Library databases have access to articles from journals, magazines, and newspapers. Every database has different content. This makes it important to use a database that has content on the subject you are researching. In addition, be sure to search in more than one database to find information.
Check out these recommended databases to get started:
Scholarly works exploring great writers, important works, memorable characters, and influential movements and events in world literature.
This resource contains more than 20,000 critical essays from over 500 literary journals and 2,300 scholarly and critical books, including 700 titles published by Bloom's Literary Criticism and Facts On File. Also included in the database are more than 13,000 biographies, 45,000 character entries, 5,000 synopses of literary works and hundreds of images and videos.

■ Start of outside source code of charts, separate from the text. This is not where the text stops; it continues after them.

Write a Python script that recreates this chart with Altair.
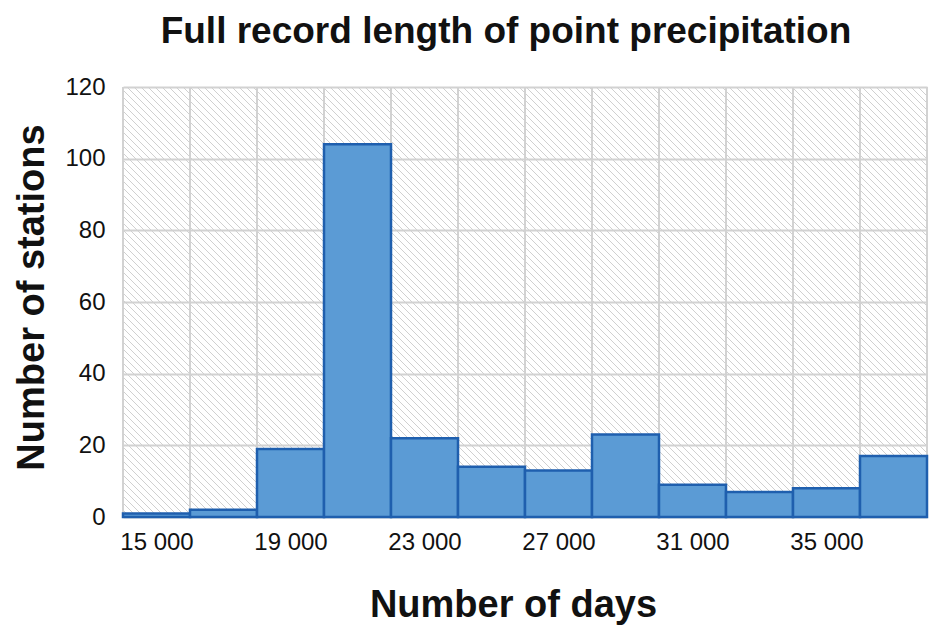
import altair as alt
import pandas as pd
import numpy as np

bin_start = [14000, 16000, 18000, 20000, 22000, 24000, 26000, 28000, 30000, 32000, 34000, 36000]
bin_end = [16000, 18000, 20000, 22000, 24000, 26000, 28000, 30000, 32000, 34000, 36000, 38000]
counts = [1, 2, 19, 104, 22, 14, 13, 23, 9, 7, 8, 17]
x_ticks = [15000, 19000, 23000, 27000, 31000, 35000]
grid_x = [14000, 16000, 18000, 20000, 22000, 24000, 26000, 28000, 30000, 32000, 34000, 36000, 38000]

W, H = 804, 430
XMIN, XMAX, YMIN, YMAX = 14000, 38000, 0, 120

bars = pd.DataFrame({"start": bin_start, "end": bin_end, "count": counts})
grid = pd.DataFrame({"x": grid_x})

# diagonal hatch for the plot background (decorative style)
rows = []
step = 7
for c in range(-H, W, step):
    py0 = max(0, -c)
    py1 = min(H, W - c)
    if py1 <= py0:
        continue
    px0, px1 = py0 + c, py1 + c
    rows.append({
        "x": XMIN + px0 * (XMAX - XMIN) / W,
        "x2": XMIN + px1 * (XMAX - XMIN) / W,
        "y": YMAX - py0 * (YMAX - YMIN) / H,
        "y2": YMAX - py1 * (YMAX - YMIN) / H,
    })
hatch = pd.DataFrame(rows)

xscale = alt.Scale(domain=[XMIN, XMAX], nice=False, zero=False)
yscale = alt.Scale(domain=[YMIN, YMAX], nice=False)

xaxis = alt.Axis(
    values=x_ticks,
    labelExpr="replace(format(datum.value, ',d'), ',', ' ')",
    grid=False, ticks=False, domain=False,
    labelFontSize=24, labelColor="#111", labelPadding=13, labelFont="Liberation Sans",
    title="Number of days", titleFontSize=38, titleFontWeight="bold", titleColor="#111",
    titleFont="Liberation Sans", titleX=390, titleY=88, titleBaseline="middle",
)
yaxis = alt.Axis(
    values=[0, 20, 40, 60, 80, 100, 120],
    grid=True, gridColor="#d2d2d2", gridWidth=2,
    ticks=False, domain=False,
    labelFontSize=24, labelColor="#111", labelPadding=18, labelFont="Liberation Sans",
    title="Number of stations", titleFontSize=38, titleFontWeight="bold", titleColor="#111",
    titleFont="Liberation Sans", titleX=-91, titleY=210, titleAngle=-90, titleBaseline="middle",
    titleAlign="center",
)

hatch_layer = alt.Chart(hatch).mark_rule(color="#d0d0d0", strokeWidth=1, clip=True).encode(
    x=alt.X("x:Q", scale=xscale, axis=xaxis),
    x2="x2:Q",
    y=alt.Y("y:Q", scale=yscale, axis=yaxis),
    y2="y2:Q",
)

grid_layer = alt.Chart(grid).mark_rule(color="#d2d2d2", strokeWidth=2).encode(
    x=alt.X("x:Q", scale=xscale),
    y=alt.value(0),
    y2=alt.value(H),
)

bar_layer = alt.Chart(bars).mark_rect(
    color="#5b9bd5", stroke="#1f5fae", strokeWidth=2.5
).encode(
    x=alt.X("start:Q", scale=xscale),
    x2="end:Q",
    y=alt.Y("count:Q", scale=yscale),
    y2=alt.datum(0),
)

chart = alt.layer(hatch_layer, grid_layer, bar_layer).properties(
    width=W, height=H,
    title=alt.TitleParams(
        "Full record length of point precipitation",
        fontSize=37, fontWeight="bold", font="Liberation Sans", color="#111",
        anchor="middle", dx=-19, offset=24,
    ),
    autosize=alt.AutoSizeParams(type="none"),
    padding={"left": 115, "top": 79, "right": 6, "bottom": 110},
).configure_view(stroke=None)

chart.save("out.html", embed_options={"renderer": "svg", "actions": False})
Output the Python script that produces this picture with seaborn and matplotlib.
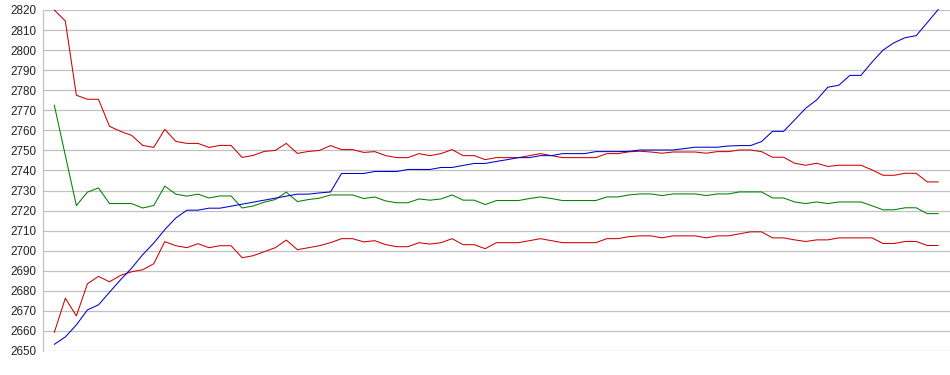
import numpy as np
import pandas as pd
import matplotlib
matplotlib.use("Agg")
import matplotlib.pyplot as plt
import seaborn as sns

blue = [2653.3, 2657, 2663, 2670.5, 2673, 2679.3, 2685.5, 2691.3, 2698, 2703.8,
        2710.5, 2716.3, 2720.2, 2720.2, 2721.2, 2721.2, 2722.2, 2723.2, 2724.2, 2725.2,
        2726.2, 2727.2, 2728.2, 2728.2, 2728.8, 2729.3, 2738.5, 2738.5, 2738.5, 2739.5,
        2739.5, 2739.5, 2740.5, 2740.5, 2740.5, 2741.5, 2741.5, 2742.5, 2743.5, 2743.5,
        2744.5, 2745.4, 2746.4, 2746.4, 2747.4, 2747.4, 2748.4, 2748.4, 2748.4, 2749.4,
        2749.4, 2749.4, 2749.5, 2750.2, 2750.2, 2750.2, 2750.2, 2750.9, 2751.6, 2751.6,
        2751.6, 2752.2, 2752.4, 2752.4, 2754.4, 2759.5, 2759.5, 2765.2, 2771, 2775.2,
        2781.5, 2782.5, 2787.4, 2787.4, 2794, 2800, 2803.7, 2806.2, 2807.2, 2813.7,
        2820.3]

upper = [2820, 2814.5, 2777.5, 2775.5, 2775.5, 2762, 2759.5, 2757.5, 2752.5, 2751.5,
         2760.5, 2754.5, 2753.5, 2753.5, 2751.5, 2752.5, 2752.5, 2746.5, 2747.5, 2749.5,
         2750, 2753.5, 2748.5, 2749.5, 2750, 2752.4, 2750.4, 2750.4, 2749, 2749.4,
         2747.4, 2746.4, 2746.4, 2748.4, 2747.4, 2748.4, 2750.4, 2747.4, 2747.4, 2745.4,
         2746.4, 2746.4, 2746.4, 2747.4, 2748.4, 2747.4, 2746.4, 2746.4, 2746.4, 2746.4,
         2748.4, 2748.4, 2749.3, 2749.6, 2749.2, 2748.6, 2749.2, 2749.2, 2749.2, 2748.6,
         2749.4, 2749.4, 2750.2, 2750.2, 2749.4, 2746.6, 2746.6, 2743.6, 2742.6, 2743.6,
         2742, 2742.6, 2742.6, 2742.6, 2740.3, 2737.6, 2737.6, 2738.6, 2738.6, 2734.3,
         2734.3]

middle = [2772.6, 2747.5, 2722.5, 2729.2, 2731.3, 2723.5, 2723.5, 2723.5, 2721.3, 2722.5,
          2732.2, 2728.2, 2727.2, 2728.2, 2726.3, 2727.3, 2727.3, 2721.3, 2722.3, 2724.2,
          2725.5, 2729.2, 2724.5, 2725.5, 2726.2, 2727.8, 2727.8, 2727.8, 2726, 2726.8,
          2724.8, 2723.9, 2723.9, 2725.8, 2725.2, 2725.8, 2727.8, 2725.2, 2725.2, 2723,
          2725, 2725, 2725, 2726, 2726.8, 2726, 2725, 2725, 2725, 2725,
          2726.8, 2726.8, 2727.8, 2728.3, 2728.3, 2727.5, 2728.3, 2728.3, 2728.3, 2727.5,
          2728.3, 2728.3, 2729.3, 2729.3, 2729.3, 2726.3, 2726.3, 2724.3, 2723.5, 2724.3,
          2723.5, 2724.3, 2724.3, 2724.3, 2722.4, 2720.4, 2720.4, 2721.4, 2721.4, 2718.5,
          2718.5]

lower = [2659.2, 2676.3, 2667.5, 2683.5, 2687.2, 2684.5, 2687.7, 2689.5, 2690.5, 2693.5,
         2704.5, 2702.5, 2701.5, 2703.5, 2701.5, 2702.5, 2702.5, 2696.5, 2697.5, 2699.5,
         2701.5, 2705.3, 2700.5, 2701.5, 2702.5, 2704, 2706, 2706, 2704.4, 2705,
         2703, 2702, 2702, 2704, 2703.3, 2704, 2706, 2703, 2703, 2701,
         2704, 2704, 2704, 2705, 2706, 2705, 2704, 2704, 2704, 2704,
         2706, 2706, 2707, 2707.4, 2707.4, 2706.4, 2707.4, 2707.4, 2707.4, 2706.4,
         2707.4, 2707.4, 2708.4, 2709.4, 2709.4, 2706.4, 2706.4, 2705.4, 2704.6, 2705.4,
         2705.4, 2706.4, 2706.4, 2706.4, 2706.4, 2703.6, 2703.6, 2704.6, 2704.6, 2702.6,
         2702.6]

y_ticks = list(range(2650, 2821, 10))

sns.set_style("white")
plt.rcParams['font.family'] = ['Liberation Sans', 'DejaVu Sans']

idx = np.arange(len(blue))
df = pd.DataFrame({"i": idx, "blue": blue, "upper": upper, "middle": middle, "lower": lower})

fig = plt.figure(figsize=(9.5, 3.75), dpi=100)
ax = fig.add_axes([43 / 950, 24 / 375, 907 / 950, 341 / 375])

lw = 0.75
for col, c in [("middle", "#008000"), ("lower", "#cc0000"), ("upper", "#cc0000"), ("blue", "#0000cc")]:
    sns.lineplot(data=df, x="i", y=col, color=c, linewidth=lw, ax=ax, clip_on=False)

ax.set_xlim(-1.02, 81.06)
ax.set_ylim(2650, 2820)
ax.set_yticks(y_ticks)
ax.set_yticklabels([str(t) for t in y_ticks], fontsize=8.4, color="#222222")
ax.set_xticks([])
ax.set_xlabel("")
ax.set_ylabel("")
ax.tick_params(axis="y", length=0, pad=5)
ax.yaxis.grid(True, color="#c0c0c0", linewidth=0.9)
ax.set_axisbelow(True)
for s in ["top", "right", "bottom"]:
    ax.spines[s].set_visible(False)
ax.spines["left"].set_color("#c0c0c0")
ax.spines["left"].set_linewidth(0.9)

fig.savefig("out.png", dpi=100)
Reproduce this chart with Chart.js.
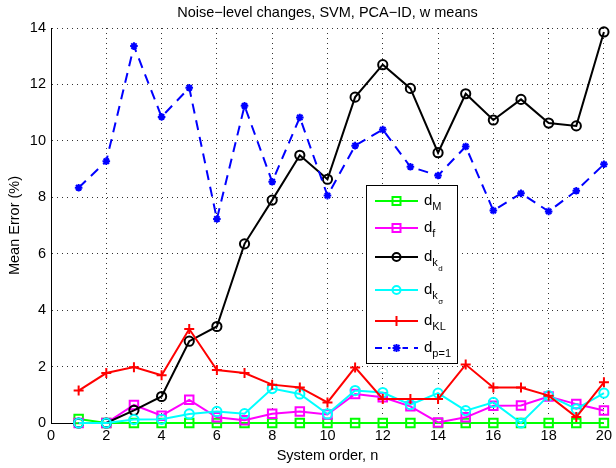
<!DOCTYPE html>
<html>
<head>
<meta charset="utf-8">
<script src="https://cdn.jsdelivr.net/npm/chart.js@4.4.0/dist/chart.umd.min.js"></script>
<style>
  html,body{margin:0;padding:0;background:#fff;}
  #wrap{width:616px;height:468px;position:relative;}
</style>
</head>
<body>
<div id="wrap"><canvas id="c" width="616" height="468"></canvas></div>
<script>
// data
const orders = [1,2,3,4,5,6,7,8,9,10,11,12,13,14,15,16,17,18,19,20];
const dM   = [0.14,0,0,0,0,0,0,0,0,0,0,0,0,0,0,0,0,0,0,0];
const dF   = [0,0,0.64,0.26,0.82,0.2,0.1,0.33,0.41,0.3,1.03,0.91,0.59,0.02,0.2,0.61,0.62,0.94,0.67,0.44];
const dKd  = [0,0,0.45,0.94,2.9,3.42,6.35,7.9,9.49,8.64,11.55,12.7,11.86,9.58,11.67,10.74,11.47,10.63,10.53,13.86];
const dKs  = [0,0,0.12,0.13,0.32,0.41,0.33,1.22,1.03,0.32,1.15,1.08,0.65,1.06,0.44,0.73,0,0.97,0.5,1.06];
const dKL  = [1.15,1.77,1.98,1.69,3.33,1.88,1.77,1.36,1.26,0.73,1.97,0.85,0.85,0.85,2.07,1.26,1.26,0.97,0.21,1.44];
const dP1  = [8.34,9.28,13.36,10.85,11.88,7.23,11.24,8.55,10.83,8.06,9.83,10.4,9.08,8.77,9.8,7.53,8.14,7.5,8.23,9.17];
const xTicks = [0,2,4,6,8,10,12,14,16,18,20];
const yTicks = [0,2,4,6,8,10,12,14];

const titleText = "Noise\u2212level changes, SVM, PCA\u2212ID, w means";
const xLabel = "System order, n";
const yLabel = "Mean Error (%)";
const FONT = "'Liberation Sans', Arial, sans-serif";

function pts(arr){ return arr.map((v,i)=>({x:orders[i], y:v})); }

const series = [
  {name:"d", sub:"M",  data:dM,  color:"#00ff00", style:"rect",   r:6,   dash:[]},
  {name:"d", sub:"f",  data:dF,  color:"#ff00ff", style:"rect",   r:6,   dash:[]},
  {name:"d", sub:"k", sub2:"d", data:dKd, color:"#000000", style:"circle", r:4.6, dash:[]},
  {name:"d", sub:"k", sub2:"\u03c3", data:dKs, color:"#00ffff", style:"circle", r:4.6, dash:[]},
  {name:"d", sub:"KL", data:dKL, color:"#ff0000", style:"cross",  r:5,   dash:[]},
  {name:"d", sub:"p=1",data:dP1, color:"#0000ff", style:"star",   r:3.8, dash:[10,7]}
];

const datasets = series.map((s,i)=>({
  label: s.name + s.sub + (s.sub2||""),
  data: pts(s.data),
  borderColor: s.color,
  backgroundColor: "rgba(0,0,0,0)",
  borderWidth: 2,
  borderDash: s.dash,
  pointStyle: s.style,
  pointRadius: s.r,
  pointBorderColor: s.color,
  pointBackgroundColor: "rgba(0,0,0,0)",
  pointBorderWidth: 2,
  tension: 0,
  clip: false,
  order: series.length - i
}));

// title + custom legend with subscripts
const extras = {
  id: "extras",
  afterDraw(chart){
    const ctx = chart.ctx, ca = chart.chartArea;
    ctx.save();
    ctx.fillStyle = "#000";
    ctx.font = "14.5px " + FONT;
    ctx.textAlign = "center";
    ctx.textBaseline = "middle";
    ctx.fillText(titleText, (ca.left+ca.right)/2, 13);

    // legend box
    const bx = 366.5, by = 185.5, bw = 91, bh = 178;
    ctx.fillStyle = "#fff";
    ctx.fillRect(bx, by, bw, bh);
    ctx.strokeStyle = "#000";
    ctx.lineWidth = 1;
    ctx.setLineDash([]);
    ctx.strokeRect(bx, by, bw, bh);

    const rowsY = [201, 228, 257, 290, 321, 348];
    series.forEach((s,i)=>{
      const y = rowsY[i];
      ctx.strokeStyle = s.color;
      ctx.lineWidth = 2;
      ctx.setLineDash(s.dash.length ? [7,6] : []);
      ctx.beginPath();
      ctx.moveTo(375, y); ctx.lineTo(418, y);
      ctx.stroke();
      ctx.setLineDash([]);
      const mx = 396.5, r = 4;
      ctx.beginPath();
      if (s.style === "rect") {
        ctx.strokeRect(mx-r, y-r, 2*r, 2*r);
      } else if (s.style === "circle") {
        ctx.arc(mx, y, r, 0, Math.PI*2); ctx.stroke();
      } else if (s.style === "cross") {
        ctx.moveTo(mx-r-1, y); ctx.lineTo(mx+r+1, y);
        ctx.moveTo(mx, y-r-1); ctx.lineTo(mx, y+r+1); ctx.stroke();
      } else {
        if (s.dash.length) { ctx.fillStyle="#fff"; ctx.fillRect(mx-6,y-3,12,6); }
        const q = 3;
        ctx.moveTo(mx-q, y-q); ctx.lineTo(mx+q, y+q);
        ctx.moveTo(mx+q, y-q); ctx.lineTo(mx-q, y+q);
        ctx.moveTo(mx-q-1, y); ctx.lineTo(mx+q+1, y);
        ctx.moveTo(mx, y-q-1); ctx.lineTo(mx, y+q+1); ctx.stroke();
      }
      ctx.fillStyle = "#000";
      ctx.textAlign = "left";
      ctx.textBaseline = "alphabetic";
      ctx.font = "15px " + FONT;
      ctx.fillText(s.name, 424, y + 4);
      const dw = ctx.measureText(s.name).width;
      ctx.font = "11px " + FONT;
      ctx.fillText(s.sub, 424 + dw, y + 9);
      if (s.sub2) {
        const kw = ctx.measureText(s.sub).width;
        ctx.font = "8px " + FONT;
        ctx.fillText(s.sub2, 424 + dw + kw + 0.5, y + 14);
      }
    });
    ctx.restore();
  }
};

new Chart(document.getElementById("c"), {
  type: "line",
  data: { datasets },
  options: {
    responsive: false,
    animation: false,
    events: [],
    layout: { padding: { top: 28, right: 7, left: 0, bottom: 0 } },
    plugins: { legend: { display: false }, title: { display: false }, tooltip: { enabled: false } },
    scales: {
      x: {
        type: "linear", min: 0, max: 20,
        afterBuildTicks: s => { s.ticks = xTicks.map(v=>({value:v})); },
        afterFit: s => { s.height = 45; },
        border: { display: true, color: "#000", width: 1, dash: [1,4] },
        grid: { color: "#333", lineWidth: 1, drawTicks: false },
        ticks: { color: "#000", font: { family: FONT, size: 14.5 }, padding: 4, maxRotation: 0 },
        title: { display: true, text: xLabel, color: "#000", font: { family: FONT, size: 14.5 }, padding: { top: 0, bottom: 3 } }
      },
      y: {
        type: "linear", min: 0, max: 14,
        afterBuildTicks: s => { s.ticks = yTicks.map(v=>({value:v})); },
        afterFit: s => { s.width = 51; },
        border: { display: true, color: "#000", width: 1, dash: [1,4] },
        grid: { color: "#333", lineWidth: 1, drawTicks: false },
        ticks: { color: "#000", font: { family: FONT, size: 14.5 }, padding: 5 },
        title: { display: true, text: yLabel, color: "#000", font: { family: FONT, size: 14.5 }, padding: { top: 6, bottom: 0 } }
      }
    }
  },
  plugins: [extras]
});
</script>
</body>
</html>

Scholarly journals, work and topic overviews, biographies, bibliographies and critical analysis of authors from every age and literary discipline. All full-text articles.
A scholarly, multi-disciplinary full-text database, with more than 4,770 full-text journals, including 4,400 peer-reviewed journals.
This multi-disciplinary database offers an enormous collection of the most valuable full-text journals, providing users access to critical information from many sources unique to this database. It includes more than 13,780 indexed and abstracted journals and provides full-text for 4,770 journals, including full-text for 4,000 peer-reviewed titles. You will find PDF backfiles to 1975 or further as well as searchable cited references for more than 1,050 journals. This database is an excellent source of peer-reviewed, full-text for STEM research, as well as for the Social Sciences and Humanities.
JSTOR's archival journal collections include more than two thousand journals dating as far back as 1665. Multidisciplinary and discipline-specific journal and ebook collections are offered, covering more than 50 academic disciplines in the Humanities, Life Sciences, and Social Sciences.